- _Source code of charts_:
>> Begin

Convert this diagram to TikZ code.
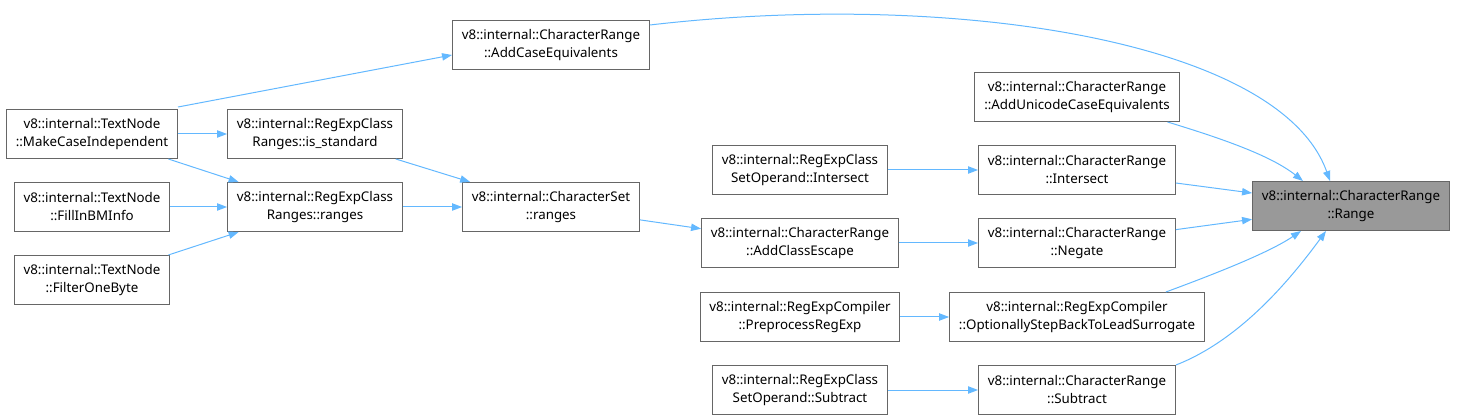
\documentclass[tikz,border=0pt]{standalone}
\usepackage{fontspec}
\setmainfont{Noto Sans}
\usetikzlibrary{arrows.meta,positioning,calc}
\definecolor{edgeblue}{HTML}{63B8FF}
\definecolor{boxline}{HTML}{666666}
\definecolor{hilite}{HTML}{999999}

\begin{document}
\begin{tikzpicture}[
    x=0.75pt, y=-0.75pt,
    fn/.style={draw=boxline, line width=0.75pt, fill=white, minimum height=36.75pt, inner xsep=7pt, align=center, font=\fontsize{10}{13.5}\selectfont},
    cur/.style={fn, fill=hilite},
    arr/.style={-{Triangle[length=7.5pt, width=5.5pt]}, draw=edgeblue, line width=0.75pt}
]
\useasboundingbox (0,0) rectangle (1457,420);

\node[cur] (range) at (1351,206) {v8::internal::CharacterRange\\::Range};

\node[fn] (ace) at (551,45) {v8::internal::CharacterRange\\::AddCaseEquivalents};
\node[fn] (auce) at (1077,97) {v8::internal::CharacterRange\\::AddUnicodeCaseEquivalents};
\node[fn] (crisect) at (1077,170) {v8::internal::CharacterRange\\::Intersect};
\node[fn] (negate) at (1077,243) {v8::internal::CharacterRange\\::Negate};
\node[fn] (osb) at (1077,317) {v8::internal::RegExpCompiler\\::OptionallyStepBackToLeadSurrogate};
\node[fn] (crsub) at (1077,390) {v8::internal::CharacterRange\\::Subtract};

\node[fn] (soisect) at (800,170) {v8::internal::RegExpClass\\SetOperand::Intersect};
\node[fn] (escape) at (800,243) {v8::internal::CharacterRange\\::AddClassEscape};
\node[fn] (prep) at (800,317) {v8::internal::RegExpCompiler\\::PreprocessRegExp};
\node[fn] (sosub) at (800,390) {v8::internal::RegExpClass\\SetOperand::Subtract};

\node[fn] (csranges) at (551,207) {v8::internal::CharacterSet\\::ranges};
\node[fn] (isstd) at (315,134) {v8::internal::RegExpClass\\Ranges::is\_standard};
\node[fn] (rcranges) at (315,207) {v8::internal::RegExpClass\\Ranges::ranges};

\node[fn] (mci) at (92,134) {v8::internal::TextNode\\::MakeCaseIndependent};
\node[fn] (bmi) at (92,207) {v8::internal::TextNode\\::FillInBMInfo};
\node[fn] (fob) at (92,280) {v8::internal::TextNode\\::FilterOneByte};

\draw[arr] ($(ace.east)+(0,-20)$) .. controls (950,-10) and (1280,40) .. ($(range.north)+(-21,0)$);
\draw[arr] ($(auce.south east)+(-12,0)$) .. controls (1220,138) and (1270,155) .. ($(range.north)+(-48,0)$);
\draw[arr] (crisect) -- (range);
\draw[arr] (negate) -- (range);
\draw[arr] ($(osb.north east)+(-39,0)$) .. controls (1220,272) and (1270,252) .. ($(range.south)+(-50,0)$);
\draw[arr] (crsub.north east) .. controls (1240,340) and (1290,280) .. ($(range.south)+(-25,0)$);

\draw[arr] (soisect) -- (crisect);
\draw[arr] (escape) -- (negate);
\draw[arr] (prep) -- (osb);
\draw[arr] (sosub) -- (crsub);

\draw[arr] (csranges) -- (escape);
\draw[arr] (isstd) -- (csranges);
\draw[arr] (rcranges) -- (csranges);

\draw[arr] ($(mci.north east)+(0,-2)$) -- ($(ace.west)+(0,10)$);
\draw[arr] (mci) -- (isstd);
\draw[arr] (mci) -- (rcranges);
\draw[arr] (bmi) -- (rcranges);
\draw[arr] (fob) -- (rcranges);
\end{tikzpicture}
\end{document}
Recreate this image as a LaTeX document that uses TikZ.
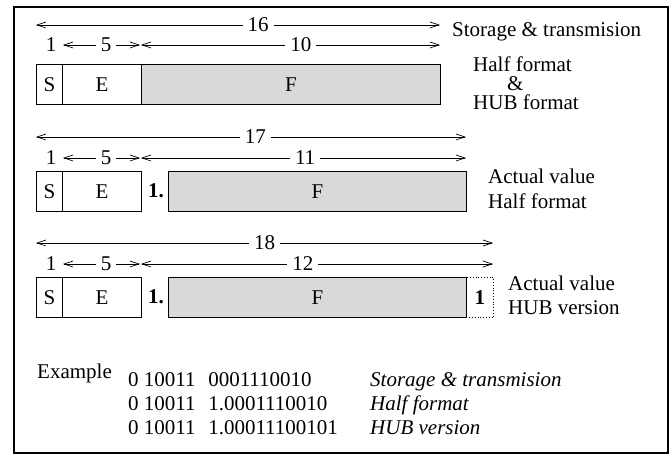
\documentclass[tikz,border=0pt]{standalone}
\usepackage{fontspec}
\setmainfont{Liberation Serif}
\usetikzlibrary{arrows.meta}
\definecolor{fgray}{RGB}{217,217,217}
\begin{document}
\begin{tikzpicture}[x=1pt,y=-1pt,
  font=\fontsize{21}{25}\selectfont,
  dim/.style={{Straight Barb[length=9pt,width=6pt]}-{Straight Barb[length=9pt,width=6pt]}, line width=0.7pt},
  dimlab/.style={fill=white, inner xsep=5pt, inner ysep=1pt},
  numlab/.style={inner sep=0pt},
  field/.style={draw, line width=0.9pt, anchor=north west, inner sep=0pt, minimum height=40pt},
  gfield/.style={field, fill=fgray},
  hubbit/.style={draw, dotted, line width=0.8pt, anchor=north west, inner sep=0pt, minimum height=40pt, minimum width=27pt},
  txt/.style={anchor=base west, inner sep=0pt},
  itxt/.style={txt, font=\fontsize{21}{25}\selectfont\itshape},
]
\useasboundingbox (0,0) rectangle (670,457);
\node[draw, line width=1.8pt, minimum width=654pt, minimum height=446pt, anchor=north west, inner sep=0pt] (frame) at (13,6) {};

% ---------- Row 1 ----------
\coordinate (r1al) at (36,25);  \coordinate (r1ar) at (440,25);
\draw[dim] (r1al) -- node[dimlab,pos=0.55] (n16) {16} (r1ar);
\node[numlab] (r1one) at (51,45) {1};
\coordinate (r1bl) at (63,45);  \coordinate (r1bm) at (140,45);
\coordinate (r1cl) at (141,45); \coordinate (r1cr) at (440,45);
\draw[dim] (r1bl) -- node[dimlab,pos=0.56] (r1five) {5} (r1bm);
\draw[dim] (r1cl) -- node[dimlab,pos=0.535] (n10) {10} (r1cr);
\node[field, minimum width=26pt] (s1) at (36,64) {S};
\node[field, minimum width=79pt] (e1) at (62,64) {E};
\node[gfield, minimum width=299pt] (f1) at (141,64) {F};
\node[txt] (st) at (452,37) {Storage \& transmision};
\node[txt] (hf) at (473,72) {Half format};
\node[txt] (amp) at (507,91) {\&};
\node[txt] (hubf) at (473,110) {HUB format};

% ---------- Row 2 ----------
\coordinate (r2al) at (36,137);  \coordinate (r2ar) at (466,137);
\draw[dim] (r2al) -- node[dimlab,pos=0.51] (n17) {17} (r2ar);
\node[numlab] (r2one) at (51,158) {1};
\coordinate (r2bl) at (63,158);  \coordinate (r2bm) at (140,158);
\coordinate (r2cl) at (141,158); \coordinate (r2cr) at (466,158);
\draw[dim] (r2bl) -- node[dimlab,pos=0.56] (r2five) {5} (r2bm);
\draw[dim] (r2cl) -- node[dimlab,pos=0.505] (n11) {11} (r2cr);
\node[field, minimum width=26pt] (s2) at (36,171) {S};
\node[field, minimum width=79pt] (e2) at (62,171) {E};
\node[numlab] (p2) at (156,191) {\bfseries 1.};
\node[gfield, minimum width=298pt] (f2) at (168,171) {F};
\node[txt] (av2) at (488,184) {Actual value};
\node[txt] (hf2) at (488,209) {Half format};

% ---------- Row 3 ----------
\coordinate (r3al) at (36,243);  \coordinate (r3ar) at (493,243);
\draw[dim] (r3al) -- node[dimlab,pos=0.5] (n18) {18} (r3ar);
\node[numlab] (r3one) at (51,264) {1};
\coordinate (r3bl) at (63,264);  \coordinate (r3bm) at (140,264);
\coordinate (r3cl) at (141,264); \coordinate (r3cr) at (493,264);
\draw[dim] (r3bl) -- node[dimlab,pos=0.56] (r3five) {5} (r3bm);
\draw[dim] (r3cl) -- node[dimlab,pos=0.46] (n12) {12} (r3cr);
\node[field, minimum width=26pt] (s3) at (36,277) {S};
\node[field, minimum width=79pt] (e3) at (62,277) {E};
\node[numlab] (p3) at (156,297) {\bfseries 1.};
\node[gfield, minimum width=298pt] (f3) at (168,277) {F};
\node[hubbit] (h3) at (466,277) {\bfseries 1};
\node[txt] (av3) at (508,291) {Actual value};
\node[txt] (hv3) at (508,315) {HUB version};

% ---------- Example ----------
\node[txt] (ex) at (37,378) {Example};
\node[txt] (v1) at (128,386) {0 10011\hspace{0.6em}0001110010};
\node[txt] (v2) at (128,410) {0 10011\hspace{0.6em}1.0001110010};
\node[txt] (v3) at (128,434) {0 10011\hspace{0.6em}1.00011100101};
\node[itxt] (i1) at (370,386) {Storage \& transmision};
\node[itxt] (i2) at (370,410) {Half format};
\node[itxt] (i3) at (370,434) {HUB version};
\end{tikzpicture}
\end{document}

>> End

- _Problem details_: Looking at the material above, count the lines containing the string "this" and reply with the count alone.

- _Correct answer_: 2